--- start Given entries ---
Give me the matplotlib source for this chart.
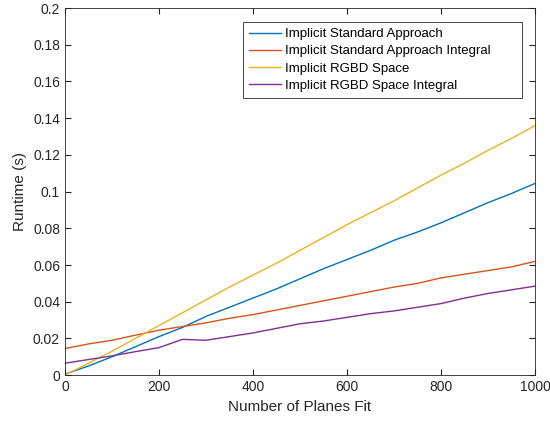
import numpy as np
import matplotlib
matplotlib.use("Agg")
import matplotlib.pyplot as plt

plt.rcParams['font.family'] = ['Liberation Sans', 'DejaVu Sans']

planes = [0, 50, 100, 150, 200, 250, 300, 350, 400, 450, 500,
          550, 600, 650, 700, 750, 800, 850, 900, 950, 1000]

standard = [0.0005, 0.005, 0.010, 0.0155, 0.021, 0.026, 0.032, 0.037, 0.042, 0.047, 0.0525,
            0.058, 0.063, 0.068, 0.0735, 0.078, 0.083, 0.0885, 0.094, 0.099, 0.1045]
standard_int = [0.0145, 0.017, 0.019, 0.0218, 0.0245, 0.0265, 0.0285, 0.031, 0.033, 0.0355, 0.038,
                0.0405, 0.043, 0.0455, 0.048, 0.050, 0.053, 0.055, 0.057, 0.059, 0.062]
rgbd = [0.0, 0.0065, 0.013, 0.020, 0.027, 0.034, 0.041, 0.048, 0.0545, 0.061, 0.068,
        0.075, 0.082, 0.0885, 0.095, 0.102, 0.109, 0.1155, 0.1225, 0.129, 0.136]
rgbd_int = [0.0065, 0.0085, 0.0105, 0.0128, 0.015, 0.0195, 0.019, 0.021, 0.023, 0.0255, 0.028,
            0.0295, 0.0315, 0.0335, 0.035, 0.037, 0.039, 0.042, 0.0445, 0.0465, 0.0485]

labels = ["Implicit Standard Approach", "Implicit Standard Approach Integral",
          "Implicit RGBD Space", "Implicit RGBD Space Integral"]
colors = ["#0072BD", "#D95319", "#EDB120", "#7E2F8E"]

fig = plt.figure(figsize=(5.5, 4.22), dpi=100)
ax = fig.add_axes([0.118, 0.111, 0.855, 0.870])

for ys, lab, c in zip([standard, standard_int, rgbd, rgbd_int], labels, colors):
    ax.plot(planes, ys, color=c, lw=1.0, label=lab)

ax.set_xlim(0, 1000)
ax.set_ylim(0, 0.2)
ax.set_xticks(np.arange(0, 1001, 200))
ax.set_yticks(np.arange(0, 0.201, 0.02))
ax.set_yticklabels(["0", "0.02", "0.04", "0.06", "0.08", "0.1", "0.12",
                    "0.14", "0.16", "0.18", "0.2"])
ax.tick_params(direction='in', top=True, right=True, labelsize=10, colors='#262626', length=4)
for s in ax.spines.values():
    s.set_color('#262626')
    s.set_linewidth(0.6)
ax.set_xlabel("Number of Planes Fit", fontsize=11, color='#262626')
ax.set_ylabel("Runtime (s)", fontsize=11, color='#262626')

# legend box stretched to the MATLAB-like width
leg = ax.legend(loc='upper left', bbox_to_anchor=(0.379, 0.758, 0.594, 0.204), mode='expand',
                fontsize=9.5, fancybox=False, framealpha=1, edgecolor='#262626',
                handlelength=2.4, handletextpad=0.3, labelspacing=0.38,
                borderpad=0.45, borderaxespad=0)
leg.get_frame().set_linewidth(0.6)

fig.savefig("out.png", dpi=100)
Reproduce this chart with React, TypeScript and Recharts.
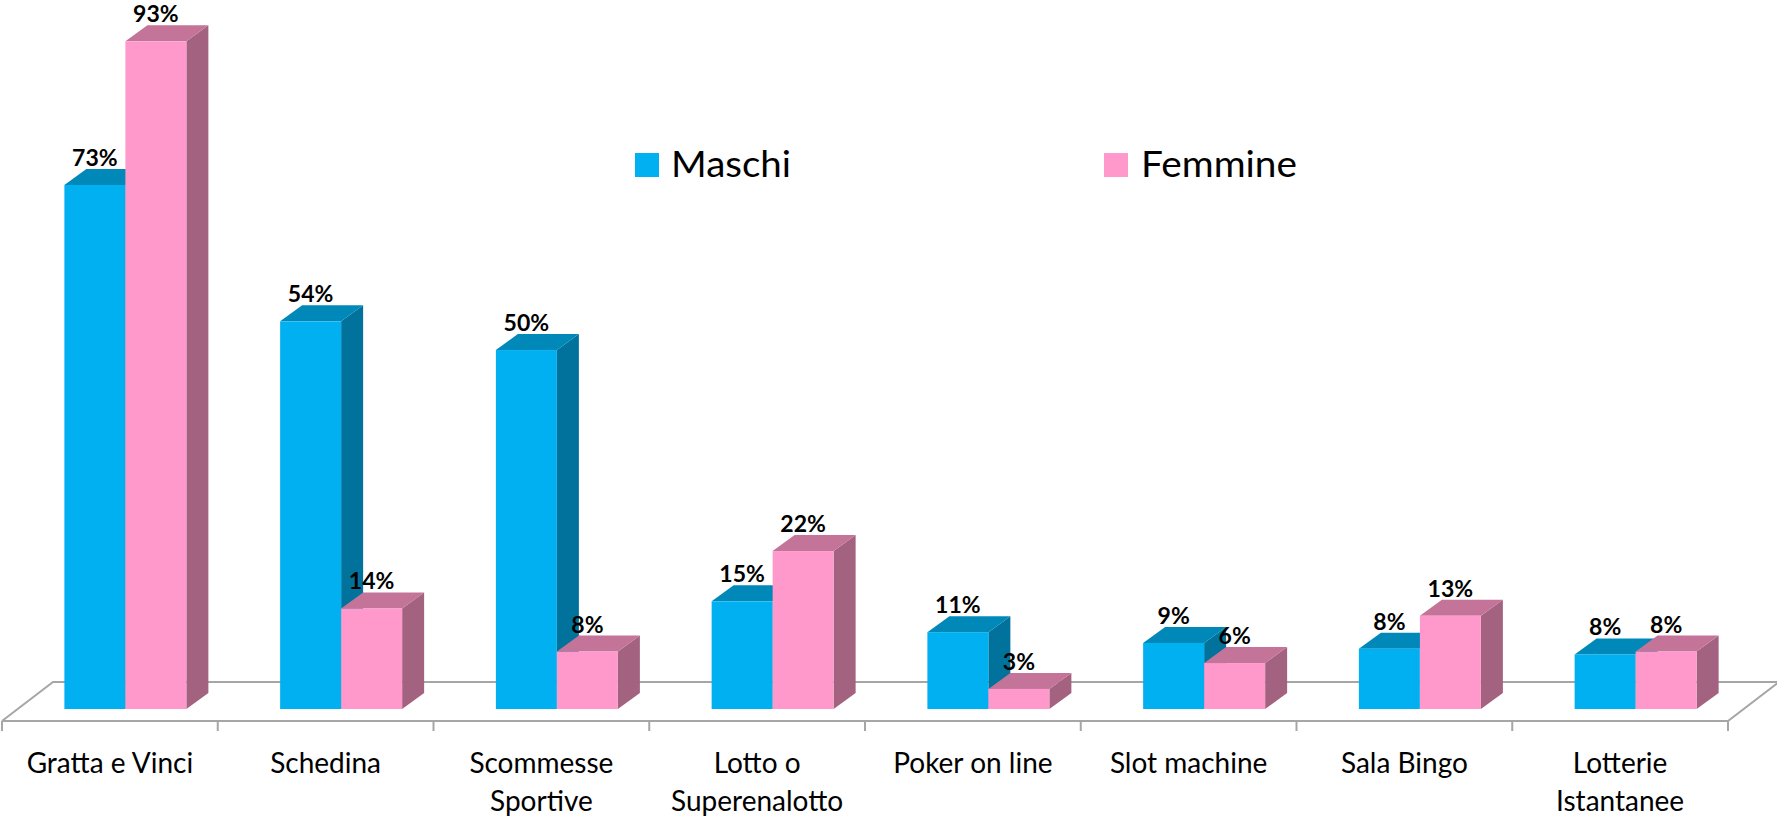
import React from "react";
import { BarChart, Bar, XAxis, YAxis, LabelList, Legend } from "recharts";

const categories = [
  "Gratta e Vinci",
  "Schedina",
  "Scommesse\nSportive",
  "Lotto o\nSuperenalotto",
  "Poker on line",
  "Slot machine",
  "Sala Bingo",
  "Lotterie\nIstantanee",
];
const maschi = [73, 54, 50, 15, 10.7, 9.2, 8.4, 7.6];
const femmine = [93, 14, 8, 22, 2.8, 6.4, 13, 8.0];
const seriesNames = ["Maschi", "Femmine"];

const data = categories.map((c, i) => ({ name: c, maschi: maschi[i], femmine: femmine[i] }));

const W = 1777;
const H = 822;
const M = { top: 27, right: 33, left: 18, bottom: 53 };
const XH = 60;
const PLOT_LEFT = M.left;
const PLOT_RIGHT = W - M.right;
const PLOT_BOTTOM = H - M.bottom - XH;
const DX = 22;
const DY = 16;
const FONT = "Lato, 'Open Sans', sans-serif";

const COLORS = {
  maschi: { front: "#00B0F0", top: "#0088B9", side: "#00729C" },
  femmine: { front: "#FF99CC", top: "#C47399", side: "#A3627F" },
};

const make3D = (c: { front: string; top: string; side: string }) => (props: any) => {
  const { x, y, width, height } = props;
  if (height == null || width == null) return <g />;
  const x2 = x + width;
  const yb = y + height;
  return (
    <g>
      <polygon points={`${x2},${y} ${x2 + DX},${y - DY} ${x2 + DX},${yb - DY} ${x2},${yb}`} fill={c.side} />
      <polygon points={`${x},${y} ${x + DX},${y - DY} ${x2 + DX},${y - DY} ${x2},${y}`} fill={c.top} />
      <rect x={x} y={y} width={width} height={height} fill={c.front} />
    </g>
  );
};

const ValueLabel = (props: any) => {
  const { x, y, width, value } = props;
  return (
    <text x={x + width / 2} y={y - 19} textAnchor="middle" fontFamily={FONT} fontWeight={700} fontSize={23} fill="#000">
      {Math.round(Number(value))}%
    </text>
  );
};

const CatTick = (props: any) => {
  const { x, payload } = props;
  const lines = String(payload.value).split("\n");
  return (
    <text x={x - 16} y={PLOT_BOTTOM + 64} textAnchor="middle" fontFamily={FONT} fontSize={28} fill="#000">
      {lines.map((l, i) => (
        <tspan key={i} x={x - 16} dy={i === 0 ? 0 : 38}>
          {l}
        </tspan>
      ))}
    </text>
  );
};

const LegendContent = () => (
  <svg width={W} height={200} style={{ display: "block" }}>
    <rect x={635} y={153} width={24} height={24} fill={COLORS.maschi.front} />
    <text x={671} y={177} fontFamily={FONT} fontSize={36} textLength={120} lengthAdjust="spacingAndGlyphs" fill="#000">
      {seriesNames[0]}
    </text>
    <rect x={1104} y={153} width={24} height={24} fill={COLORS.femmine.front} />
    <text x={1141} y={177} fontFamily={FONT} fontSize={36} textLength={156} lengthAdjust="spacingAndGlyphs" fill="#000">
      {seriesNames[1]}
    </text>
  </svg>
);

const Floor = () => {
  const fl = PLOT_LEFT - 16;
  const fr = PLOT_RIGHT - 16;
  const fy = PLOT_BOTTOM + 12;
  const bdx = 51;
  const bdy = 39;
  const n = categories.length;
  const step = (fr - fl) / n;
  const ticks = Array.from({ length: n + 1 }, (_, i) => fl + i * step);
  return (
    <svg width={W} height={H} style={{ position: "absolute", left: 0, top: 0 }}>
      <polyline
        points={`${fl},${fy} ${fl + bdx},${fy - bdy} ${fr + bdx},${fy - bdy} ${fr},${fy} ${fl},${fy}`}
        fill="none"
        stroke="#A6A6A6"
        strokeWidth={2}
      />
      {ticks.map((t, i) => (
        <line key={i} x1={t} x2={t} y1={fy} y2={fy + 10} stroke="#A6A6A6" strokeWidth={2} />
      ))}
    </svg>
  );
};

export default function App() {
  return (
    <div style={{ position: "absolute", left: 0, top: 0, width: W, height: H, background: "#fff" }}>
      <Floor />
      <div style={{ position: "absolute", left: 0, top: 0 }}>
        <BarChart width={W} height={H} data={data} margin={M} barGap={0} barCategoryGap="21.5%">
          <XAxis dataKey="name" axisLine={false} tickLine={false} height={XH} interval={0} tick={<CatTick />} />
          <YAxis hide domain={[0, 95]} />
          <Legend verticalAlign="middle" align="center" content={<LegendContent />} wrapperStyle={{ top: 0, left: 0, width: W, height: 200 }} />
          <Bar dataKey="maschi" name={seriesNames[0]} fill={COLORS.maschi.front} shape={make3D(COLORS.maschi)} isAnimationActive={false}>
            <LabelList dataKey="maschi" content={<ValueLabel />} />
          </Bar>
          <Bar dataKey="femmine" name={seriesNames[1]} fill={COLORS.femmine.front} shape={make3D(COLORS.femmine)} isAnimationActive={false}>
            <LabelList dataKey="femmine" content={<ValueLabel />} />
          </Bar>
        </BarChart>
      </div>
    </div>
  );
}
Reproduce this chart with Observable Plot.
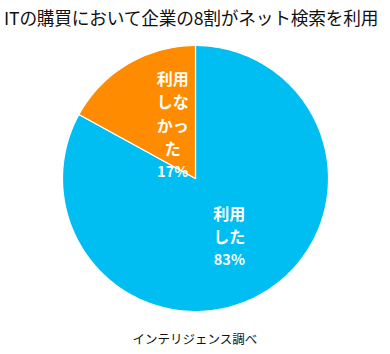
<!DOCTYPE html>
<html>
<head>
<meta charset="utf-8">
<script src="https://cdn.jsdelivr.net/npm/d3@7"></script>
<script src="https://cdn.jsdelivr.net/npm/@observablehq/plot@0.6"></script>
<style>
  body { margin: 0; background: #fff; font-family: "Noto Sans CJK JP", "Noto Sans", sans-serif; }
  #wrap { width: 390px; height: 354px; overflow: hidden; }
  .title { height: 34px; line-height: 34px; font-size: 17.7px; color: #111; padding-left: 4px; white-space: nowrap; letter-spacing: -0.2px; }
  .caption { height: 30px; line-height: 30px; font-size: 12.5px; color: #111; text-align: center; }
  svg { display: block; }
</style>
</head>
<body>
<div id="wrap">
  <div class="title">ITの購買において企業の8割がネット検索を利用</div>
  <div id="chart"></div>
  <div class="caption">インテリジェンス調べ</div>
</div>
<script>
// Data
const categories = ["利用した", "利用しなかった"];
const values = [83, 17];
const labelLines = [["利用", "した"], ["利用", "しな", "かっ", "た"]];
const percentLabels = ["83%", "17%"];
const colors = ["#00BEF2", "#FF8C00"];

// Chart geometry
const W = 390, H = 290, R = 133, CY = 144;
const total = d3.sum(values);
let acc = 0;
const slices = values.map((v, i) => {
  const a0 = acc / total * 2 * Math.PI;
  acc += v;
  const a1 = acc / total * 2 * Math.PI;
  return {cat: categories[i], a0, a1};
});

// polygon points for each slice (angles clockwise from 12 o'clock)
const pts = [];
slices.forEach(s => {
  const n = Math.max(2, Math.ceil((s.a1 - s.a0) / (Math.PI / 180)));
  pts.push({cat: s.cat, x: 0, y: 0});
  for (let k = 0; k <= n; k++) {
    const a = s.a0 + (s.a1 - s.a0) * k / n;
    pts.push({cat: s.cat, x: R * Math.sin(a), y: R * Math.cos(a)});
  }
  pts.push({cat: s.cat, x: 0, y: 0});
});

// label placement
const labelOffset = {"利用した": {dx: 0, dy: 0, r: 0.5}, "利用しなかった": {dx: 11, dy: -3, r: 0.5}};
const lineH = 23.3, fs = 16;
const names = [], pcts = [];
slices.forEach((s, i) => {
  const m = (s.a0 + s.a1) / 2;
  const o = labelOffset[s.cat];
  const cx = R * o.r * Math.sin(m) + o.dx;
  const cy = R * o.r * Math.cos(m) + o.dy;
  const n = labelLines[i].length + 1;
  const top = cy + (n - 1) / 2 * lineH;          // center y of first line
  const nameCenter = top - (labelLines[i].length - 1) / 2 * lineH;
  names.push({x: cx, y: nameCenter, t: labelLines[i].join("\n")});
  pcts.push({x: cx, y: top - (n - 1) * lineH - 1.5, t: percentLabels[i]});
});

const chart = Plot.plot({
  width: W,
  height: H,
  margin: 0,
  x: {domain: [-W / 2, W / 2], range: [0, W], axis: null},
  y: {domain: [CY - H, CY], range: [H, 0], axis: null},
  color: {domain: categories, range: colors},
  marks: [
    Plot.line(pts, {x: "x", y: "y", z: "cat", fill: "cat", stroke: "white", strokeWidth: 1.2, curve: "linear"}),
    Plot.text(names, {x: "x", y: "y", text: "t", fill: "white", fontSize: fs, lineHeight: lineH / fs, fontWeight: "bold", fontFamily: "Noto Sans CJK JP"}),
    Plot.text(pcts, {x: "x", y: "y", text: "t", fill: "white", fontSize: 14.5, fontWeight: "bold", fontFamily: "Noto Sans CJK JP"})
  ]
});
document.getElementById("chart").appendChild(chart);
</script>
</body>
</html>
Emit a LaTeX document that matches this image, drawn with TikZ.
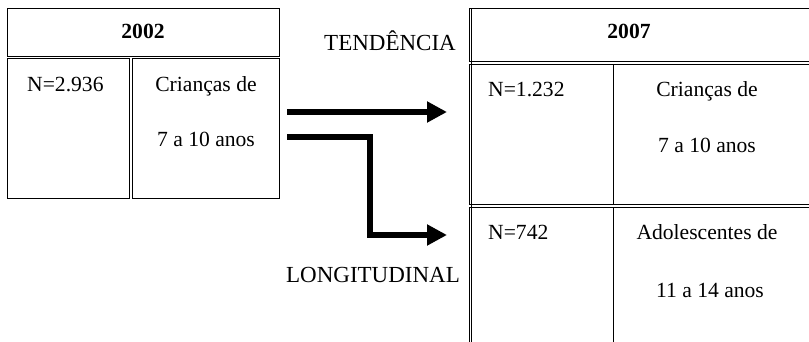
--- end Given entries ---
▸ **What you are asked to do**
Only lines with "matplotlib" are wanted here; list each of them.

▸ **Response for this exercise**
Give me the matplotlib source for this chart.
import matplotlib
matplotlib.use("Agg")
import matplotlib.pyplot as plt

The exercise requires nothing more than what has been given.